Forgot to mention, that a friend had the same issue with his '65 Olds 442. He found something that fit in his upper radiator hose and would accommodate a temperature sending unit. If that didn't look like crap, nothing did. Never told him that though.


----------



## Shake-N-Bake (Jun 16, 2015)

Sometimes you can find a thermostat housing with a threaded boss for a sensor. 

Sent from my SM-G930V using Tapatalk


----------



## 69matadored (May 23, 2018)

all plugs and sending units are pipe thread ends, pipe thread has a tapered thread unlike a regular bolt . once it breaks free it will come out fairly easy. try hitting the plug straight down with a heavy punch and a hammer as often this will ''release'' the binding threads, pre soak with penetrating oil.


----------



## anthony2 (Aug 6, 2016)

Hi Chris.

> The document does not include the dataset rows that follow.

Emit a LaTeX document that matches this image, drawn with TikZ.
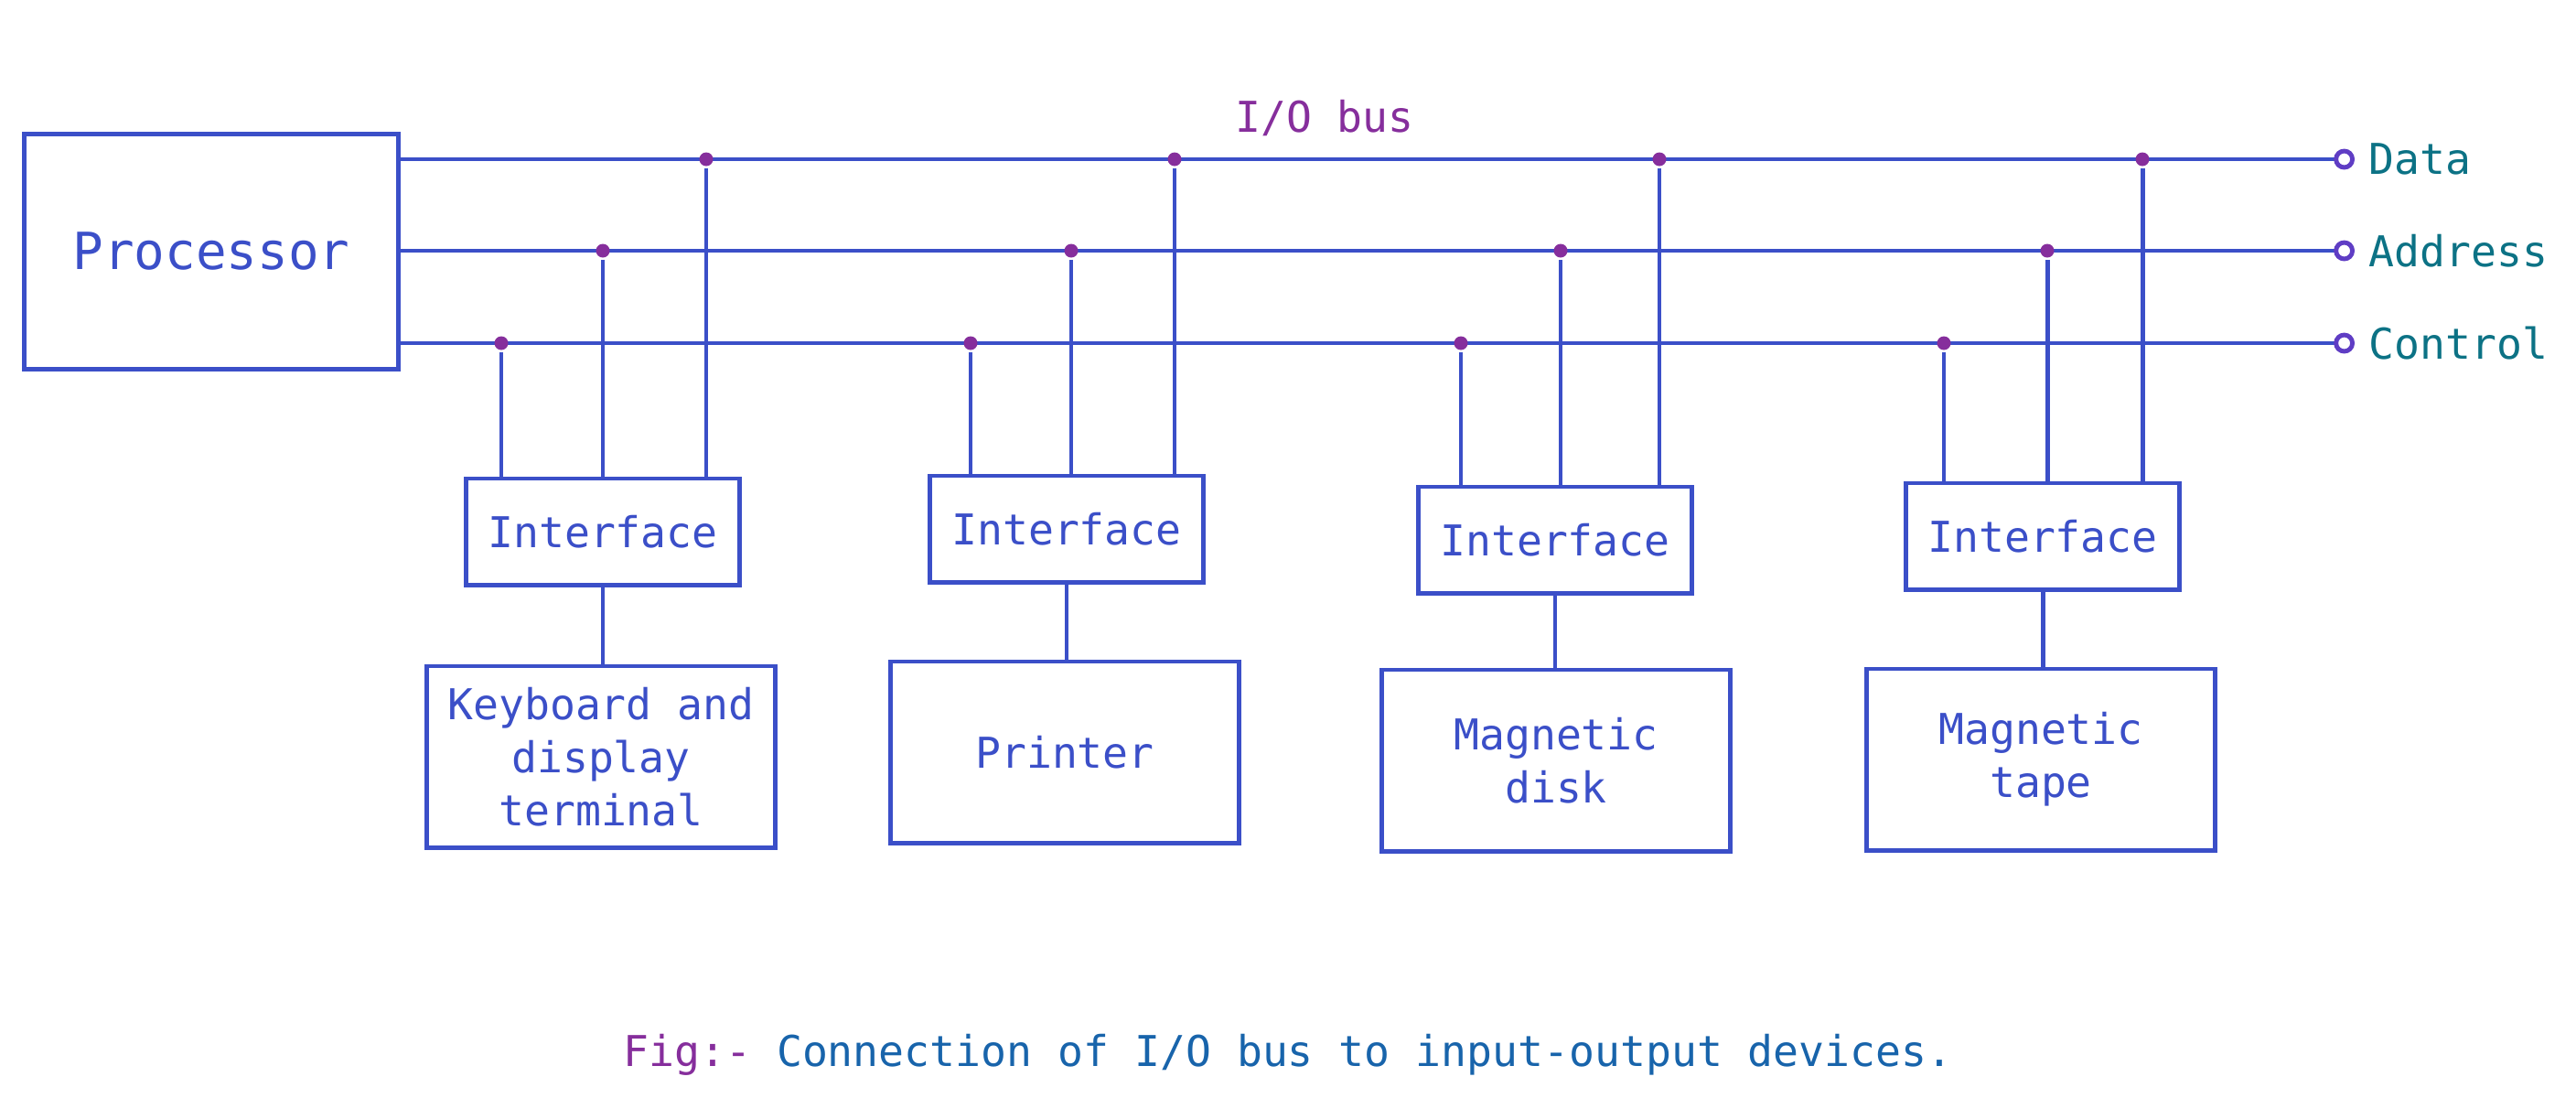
\documentclass[tikz,border=0pt]{standalone}
\usepackage{fontspec}
\setmonofont{DejaVu Sans Mono}
\usetikzlibrary{arrows.meta, positioning, calc}
\definecolor{ioBlue}{HTML}{3B4FC8}
\definecolor{ioTeal}{HTML}{0C7285}
\definecolor{ioPurple}{HTML}{862E9C}
\definecolor{ioViolet}{HTML}{5F3DC4}
\definecolor{ioCap}{HTML}{1864AB}

\begin{document}
\begin{tikzpicture}[x=0.01cm, y=-0.01cm, line width=1.4pt,
  font=\ttfamily\fontsize{13.2}{16.5}\selectfont,
  box/.style={draw=ioBlue, text=ioBlue, inner sep=0pt, align=center},
  ifbox/.style={box, minimum width=2.98cm, minimum height=1.16cm},
  devbox/.style={box, minimum width=3.8cm, minimum height=1.98cm},
  bus/.style={draw=ioBlue, -{Circle[open, length=6.5pt, width=6.5pt, color=ioViolet]}},
  wire/.style={draw=ioBlue},
  tap/.style={circle, fill=ioPurple, inner sep=0pt, minimum size=0.15cm},
  buslbl/.style={text=ioTeal, anchor=west, inner sep=0pt}]
\useasboundingbox (0,0) rectangle (2816,1211);
% ---- processor and bus
\node[box, minimum width=4.09cm, minimum height=2.56cm,
      font=\ttfamily\fontsize{15.9}{19}\selectfont] (proc) at (231,275) {Processor};
\node[text=ioPurple] (buslabel) at (1448,129) {I/O bus};
\foreach \y/\name/\txt in {174/data/Data, 274/addr/Address, 375/ctl/Control} {
  \coordinate (\name End) at (2574,\y);
  \draw[bus] (proc.east |- 0,\y) -- (\name End);
  \node[buslbl] (\name Lbl) at (2587,\y) {\txt};
}
% ---- interfaces and devices
\node[ifbox] (if1) at (659,581) {Interface};
\node[ifbox] (if2) at (1166,578) {Interface};
\node[ifbox] (if3) at (1700,590) {Interface};
\node[ifbox] (if4) at (2233,586) {Interface};
\node[devbox] (dev1) at (657,827) {Keyboard and\\display\\terminal};
\node[devbox] (dev2) at (1164,822) {Printer};
\node[devbox] (dev3) at (1701,831) {Magnetic\\disk};
\node[devbox] (dev4) at (2231,830) {Magnetic\\tape};
% ---- taps on the bus
\foreach \i/\c/\a/\d in {1/548/659/772, 2/1061/1171/1284, 3/1597/1706/1814, 4/2125/2238/2342} {
  \node[tap] (ctlTap\i) at (\c,375) {};
  \node[tap] (addrTap\i) at (\a,274) {};
  \node[tap] (dataTap\i) at (\d,174) {};
  \draw[wire] (ctlTap\i) -- (ctlTap\i |- if\i.north);
  \draw[wire] (addrTap\i) -- (addrTap\i |- if\i.north);
  \draw[wire] (dataTap\i) -- (dataTap\i |- if\i.north);
  \draw[wire] (if\i.south) -- (if\i.south |- dev\i.north);
}
% ---- caption
\node[text=ioCap] (caption) at (1408,1153)
  {\textcolor{ioPurple}{Fig:-} Connection of I/O bus to input-output devices.};
\end{tikzpicture}
\end{document}
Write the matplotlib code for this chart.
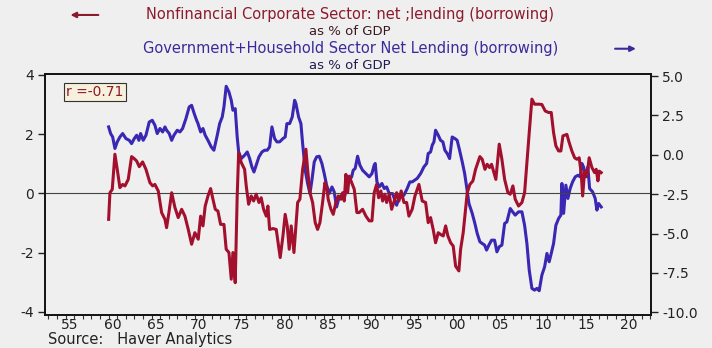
import numpy as np
import matplotlib.pyplot as plt

plt.rcParams['font.family'] = ['DejaVu Sans']
plt.rcParams['axes.unicode_minus'] = False

# Nonfinancial corporate sector net lending, % of GDP (left axis)
corp_years = [1960.0, 1960.15, 1960.42, 1960.73, 1961.0, 1961.31, 1961.63, 1961.9, 1962.28, 1962.67,
              1962.98, 1963.26, 1963.56, 1963.95, 1964.34, 1964.8, 1965.12, 1965.38, 1965.77, 1966.16,
              1966.55, 1966.74, 1967.01, 1967.33, 1967.71, 1968.09, 1968.49, 1968.87, 1969.26, 1969.65,
              1970.03, 1970.42, 1970.7, 1970.97, 1971.23, 1971.55, 1971.86, 1972.13, 1972.4, 1972.71,
              1973.02, 1973.41, 1973.67, 1973.99, 1974.26, 1974.45, 1974.72, 1974.95, 1975.12, 1975.42,
              1975.81, 1976.0, 1976.28, 1976.58, 1976.86, 1977.16, 1977.48, 1977.74, 1978.02, 1978.33,
              1978.52, 1978.72, 1979.1, 1979.49, 1979.95, 1980.27, 1980.53, 1980.77, 1981.0, 1981.23,
              1981.55, 1981.98, 1982.24, 1982.56, 1982.94, 1983.14, 1983.41, 1983.72, 1984.02, 1984.3,
              1984.57, 1984.88, 1985.15, 1985.38, 1985.53, 1985.85, 1986.12, 1986.43, 1986.7, 1987.01,
              1987.21, 1987.4, 1987.59, 1987.79, 1987.98, 1988.26, 1988.56, 1988.87, 1989.14, 1989.53,
              1989.92, 1990.3, 1990.62, 1990.88, 1991.16, 1991.4, 1991.66, 1991.86, 1992.13, 1992.33,
              1992.63, 1992.91, 1993.21, 1993.49, 1993.76, 1994.02, 1994.34, 1994.65, 1994.92, 1995.3,
              1995.62, 1996.08, 1996.47, 1996.86, 1997.16, 1997.44, 1997.74, 1998.02, 1998.33, 1998.6,
              1998.91, 1999.19, 1999.45, 1999.77, 2000.07, 2000.35, 2000.73, 2000.93, 2001.23, 2001.51,
              2001.7, 2002.01, 2002.36, 2002.67, 2003.17, 2003.44, 2003.76, 2004.02, 2004.3, 2004.53,
              2004.8, 2005.03, 2005.42, 2005.73, 2006.05, 2006.43, 2006.7, 2007.01, 2007.28, 2007.67,
              2008.06, 2008.37, 2008.64, 2008.91, 2009.22, 2009.53, 2010.0, 2010.38, 2010.77, 2011.16,
              2011.47, 2011.74, 2012.01, 2012.33, 2012.59, 2012.83, 2013.29, 2013.56, 2013.87, 2014.19,
              2014.45, 2014.72, 2014.95, 2015.12, 2015.35, 2015.62, 2015.88, 2016.2, 2016.51, 2016.7,
              2016.9, 2017.05, 2017.28]
corp_vals = [-0.88, 0.02, 0.13, 1.32, 0.81, 0.19, 0.30, 0.25, 0.47, 1.24,
             1.17, 1.09, 0.90, 1.06, 0.81, 0.36, 0.25, 0.30, 0.08, -0.65,
             -0.88, -1.16, -0.65, 0.02, -0.48, -0.82, -0.54, -0.77, -1.22, -1.72,
             -1.33, -1.55, -0.77, -1.10, -0.43, -0.09, 0.16, -0.20, -0.54, -0.60,
             -1.05, -1.05, -1.89, -2.00, -2.90, -2.00, -3.02, -0.09, 1.37, 1.04,
             0.81, 0.25, -0.37, -0.09, -0.26, -0.03, -0.31, -0.15, -0.54, -0.77,
             -0.43, -1.22, -1.19, -1.22, -2.17, -1.44, -0.71, -1.10, -1.89, -1.10,
             -2.00, -0.31, -0.20, 0.81, 1.49, 0.81, 0.02, -0.31, -0.99, -1.22,
             -0.99, -0.31, 0.36, 0.19, -0.20, -0.54, -0.71, -0.31, -0.09, -0.20,
             0.02, -0.26, 0.64, 0.02, 0.58, 0.36, 0.14, -0.65, -0.65, -0.54,
             -0.77, -0.93, -0.93, 0.02, 0.30, -0.15, 0.08, -0.26, -0.03, -0.31,
             -0.03, -0.54, -0.26, 0.02, -0.26, 0.08, -0.31, -0.31, -0.77, -0.54,
             -0.09, 0.30, -0.26, -0.31, -0.99, -0.82, -1.22, -1.67, -1.33, -1.39,
             -1.44, -1.10, -1.44, -1.67, -1.78, -2.46, -2.62, -1.89, -1.33, -0.54,
             0.02, 0.30, 0.42, 0.81, 1.24, 1.15, 0.81, 0.98, 0.87, 0.98,
             0.70, 0.47, 1.66, 1.15, 0.47, 0.02, -0.03, 0.25, -0.20, -0.43,
             -0.31, 0.02, 1.04, 2.05, 3.18, 3.01, 3.01, 3.00, 2.78, 2.73,
             2.73, 2.05, 1.60, 1.43, 1.43, 1.94, 1.99, 1.71, 1.43, 1.20,
             1.15, 1.20, 0.70, -0.09, 0.75, 0.58, 1.20, 0.87, 0.70, 0.81,
             0.42, 0.75, 0.70]

# Government + household sector net lending, % of GDP (right axis)
govhh_years = [1960.0, 1960.23, 1960.47, 1960.73, 1961.0, 1961.31, 1961.63, 1962.01, 1962.4, 1962.67,
               1962.98, 1963.26, 1963.52, 1963.72, 1964.02, 1964.34, 1964.72, 1965.07, 1965.38, 1965.65,
               1965.97, 1966.28, 1966.55, 1966.74, 1967.05, 1967.33, 1967.59, 1967.98, 1968.29, 1968.6,
               1968.99, 1969.37, 1969.65, 1969.95, 1970.23, 1970.38, 1970.7, 1970.97, 1971.23, 1971.55,
               1971.93, 1972.24, 1972.63, 1972.91, 1973.21, 1973.41, 1973.67, 1973.99, 1974.26, 1974.45,
               1974.72, 1974.95, 1975.12, 1975.42, 1975.81, 1976.12, 1976.4, 1976.66, 1976.9, 1977.16,
               1977.48, 1977.83, 1978.14, 1978.44, 1978.72, 1978.99, 1979.3, 1979.57, 1979.88, 1980.27,
               1980.53, 1980.73, 1981.05, 1981.35, 1981.63, 1981.78, 1982.09, 1982.36, 1982.56, 1982.86,
               1983.14, 1983.41, 1983.64, 1983.91, 1984.19, 1984.49, 1984.8, 1985.07, 1985.35, 1985.65,
               1985.97, 1986.23, 1986.51, 1986.81, 1987.13, 1987.4, 1987.67, 1987.98, 1988.26, 1988.44,
               1988.67, 1988.95, 1989.22, 1989.53, 1989.92, 1990.3, 1990.62, 1990.88, 1991.0, 1991.2,
               1991.47, 1991.78, 1992.05, 1992.33, 1992.63, 1993.02, 1993.3, 1993.49, 1993.76, 1994.02,
               1994.34, 1994.72, 1995.03, 1995.3, 1995.58, 1995.88, 1996.28, 1996.66, 1996.98, 1997.16,
               1997.44, 1997.63, 1997.83, 1998.02, 1998.33, 1998.6, 1998.87, 1999.1, 1999.37, 1999.65,
               1999.95, 2000.27, 2000.53, 2000.81, 2001.12, 2001.4, 2001.63, 2001.9, 2002.28, 2002.59,
               2002.86, 2003.17, 2003.44, 2003.72, 2003.95, 2004.22, 2004.53, 2004.88, 2005.15, 2005.42,
               2005.73, 2006.05, 2006.31, 2006.7, 2006.98, 2007.28, 2007.67, 2008.06, 2008.37, 2008.64,
               2008.91, 2009.22, 2009.53, 2009.8, 2010.07, 2010.38, 2010.7, 2010.97, 2011.23, 2011.47,
               2011.74, 2012.01, 2012.33, 2012.59, 2012.71, 2012.91, 2013.17, 2013.41, 2013.67, 2013.95,
               2014.26, 2014.57, 2014.84, 2015.03, 2015.23, 2015.5, 2015.73, 2015.93, 2016.28, 2016.58,
               2016.78, 2016.98, 2017.28]
govhh_vals = [1.77, 1.35, 1.13, 0.40, 0.82, 1.13, 1.35, 1.03, 0.92, 0.71,
              1.03, 1.24, 0.92, 1.35, 0.92, 1.24, 2.08, 2.19, 1.88, 1.35,
              1.67, 1.45, 1.77, 1.56, 1.35, 0.92, 1.24, 1.56, 1.45, 1.67,
              2.30, 3.04, 3.14, 2.62, 2.19, 2.00, 1.45, 1.67, 1.24, 0.92,
              0.50, 0.29, 1.24, 1.98, 2.40, 3.04, 4.35, 3.99, 3.46, 2.83,
              2.93, 1.13, 0.18, -0.24, -0.03, 0.18, -0.24, -0.77, -1.09, -0.66,
              -0.13, 0.18, 0.29, 0.29, 0.50, 1.77, 1.03, 0.82, 0.82, 1.03,
              1.13, 1.98, 1.98, 2.40, 3.46, 3.25, 2.40, 1.98, 0.71, -0.98,
              -1.82, -2.46, -1.61, -0.45, -0.13, -0.09, -0.55, -1.19, -1.93, -2.46,
              -2.04, -2.35, -3.31, -2.67, -2.56, -2.77, -2.04, -1.61, -1.40, -0.98,
              -0.87, -0.09, -0.66, -0.98, -1.19, -1.40, -1.19, -0.66, -0.55, -1.72,
              -2.04, -1.82, -2.14, -2.04, -2.46, -2.46, -2.90, -3.20, -2.77, -2.67,
              -2.56, -2.14, -1.72, -1.72, -1.61, -1.50, -1.19, -0.77, -0.55, 0.08,
              0.18, 0.61, 0.82, 1.56, 1.24, 0.92, 0.82, 0.29, 0.08, -0.24,
              1.13, 1.03, 0.92, 0.29, -0.45, -1.19, -2.04, -3.09, -3.72, -4.36,
              -4.99, -5.52, -5.63, -5.73, -6.05, -5.73, -5.42, -5.42, -6.16, -5.84,
              -5.73, -4.36, -4.26, -3.41, -3.62, -3.83, -3.62, -3.62, -4.47, -5.63,
              -7.32, -8.48, -8.59, -8.48, -8.63, -7.64, -7.11, -6.26, -6.79, -6.26,
              -5.63, -4.47, -4.04, -3.83, -1.82, -3.72, -1.93, -2.77, -2.14, -1.72,
              -1.40, -1.30, -1.40, -0.55, -0.77, -1.40, -0.77, -2.14, -2.35, -2.77,
              -3.51, -3.09, -3.31]

tick_years = np.arange(1955, 2021, 5)
tick_labels = [f"{y % 100:02d}" for y in tick_years]
right_ticks = [-10, -7.5, -5, -2.5, 0, 2.5, 5]

red = '#a3102e'
blue = '#3a27b3'
bg = '#efefef'
panel = '#fbf7c9'

fig = plt.figure(figsize=(7.12, 3.48), dpi=100, facecolor=bg)
ax = fig.add_axes([0.0632, 0.0948, 0.851, 0.6926])
ax2 = ax.twinx()

# red line should sit on top of the blue one
ax.set_zorder(ax2.get_zorder() + 1)
ax.patch.set_visible(False)
ax2.patch.set_facecolor(panel)

ax.axhline(0, color='#444444', lw=0.8, zorder=1)
ax2.plot(govhh_years, govhh_vals, color=blue, lw=2.2, solid_joinstyle='round')
ax.plot(corp_years, corp_vals, color=red, lw=2.2, solid_joinstyle='round', zorder=3)

ax.set_xlim(1952.6, 2023.06)
ax.set_ylim(-4.11, 4.03)
ax2.set_ylim(-10.17, 5.13)

# year labels sit in the middle of the year, small tick at each year boundary
ax.set_xticks(tick_years + 0.5)
ax.set_xticklabels(tick_labels)
ax.set_xticks(np.arange(1953, 2024), minor=True)
ax.tick_params(axis='x', which='major', length=0, pad=2, labelsize=10, colors='#222222')
ax.tick_params(axis='x', which='minor', length=3, width=0.8, direction='out', color='#333333')

ax.set_yticks([-4, -2, 0, 2, 4])
ax.tick_params(axis='y', length=5, width=1, direction='out', labelsize=10, colors='#222222', pad=3)
ax2.set_yticks(right_ticks)
ax2.set_yticklabels([f"{v:.1f}" for v in right_ticks])
ax2.tick_params(axis='y', length=5, width=1, direction='out', labelsize=10, colors='#222222', pad=3)

for a in (ax, ax2):
    for s in a.spines.values():
        s.set_color('#111111')
        s.set_linewidth(1.2)

ax.text(0.035, 0.955, "r =-0.71", transform=ax.transAxes, fontsize=10, color='#8a1a2c',
        va='top', ha='left',
        bbox=dict(boxstyle='square,pad=0.15', facecolor='#f7f0dc', edgecolor='#333333', lw=0.8))

# headings with direction arrows
fig.text(0.492, 0.957, "Nonfinancial Corporate Sector: net ;lending (borrowing)", ha='center', va='center',
         fontsize=10.5, color='#8c1a2c')
fig.text(0.492, 0.909, "as % of GDP", ha='center', va='center', fontsize=9.5, color='#3a1a20')
fig.text(0.492, 0.86, "Government+Household Sector Net Lending (borrowing)", ha='center', va='center',
         fontsize=10.5, color='#3a2a9a')
fig.text(0.492, 0.813, "as % of GDP", ha='center', va='center', fontsize=9.5, color='#1e1e50')
ax.annotate('', xy=(0.095, 0.957), xytext=(0.142, 0.957), xycoords='figure fraction',
            arrowprops=dict(arrowstyle='-|>', color='#8c1a2c', lw=1.5, mutation_scale=8))
ax.annotate('', xy=(0.897, 0.86), xytext=(0.86, 0.86), xycoords='figure fraction',
            arrowprops=dict(arrowstyle='-|>', color='#3a2a9a', lw=1.5, mutation_scale=8))

fig.text(0.068, 0.004, "Source:   Haver Analytics", ha='left', va='bottom', fontsize=10.5, color='#222222')

fig.savefig('out.png', dpi=100, facecolor=bg)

This location on the driver side. Remove this plug and screw sender in here. I couldn't get the spare plug out of the intake manifold either, but this spot was easy. Works well. I can't find a photo of after I plumbed it in, but you get the picture. Cheers, Anthony.









Sent from my SM-G930F using Tapatalk


----------



## cij911 (Oct 25, 2017)

anthony2 said:


> Hi Chris. This location on the driver side. Remove this plug and screw sender in here. I couldn't get the spare plug out of the intake manifold either, but this spot was easy. Works well. I can't find a photo of after I plumbed it in, but you get the picture. Cheers, Anthony.
> 
> 
> 
> ...


Intersting, I don't have that plug on my heads....Thanks though.

Chris


----------



## Nicholas (Jan 16, 2017)

I think I read a "6X" on that head?? Mine didn't have that plug either. Maybe a newer head??


----------



## anthony2 (Aug 6, 2016)

Hi Nicholas. Yes my heads are 6x-8. I believe a year 1975/6/7 head. 
Regards,
Anthony 

Sent from my SM-G930F using Tapatalk


----------



## cij911 (Oct 25, 2017)

Well I bought a 7/16 square socket (1/2" drive) and used a breaker bar and got it out without applying any heat. (I was trying to use a crescent wrench.) I turned the plug a bit clockwise (tighten) to break the seal and then loosened the plug. Amazing what the proper tools can do .

Installed the new sending unit and tested the accuracy .


----------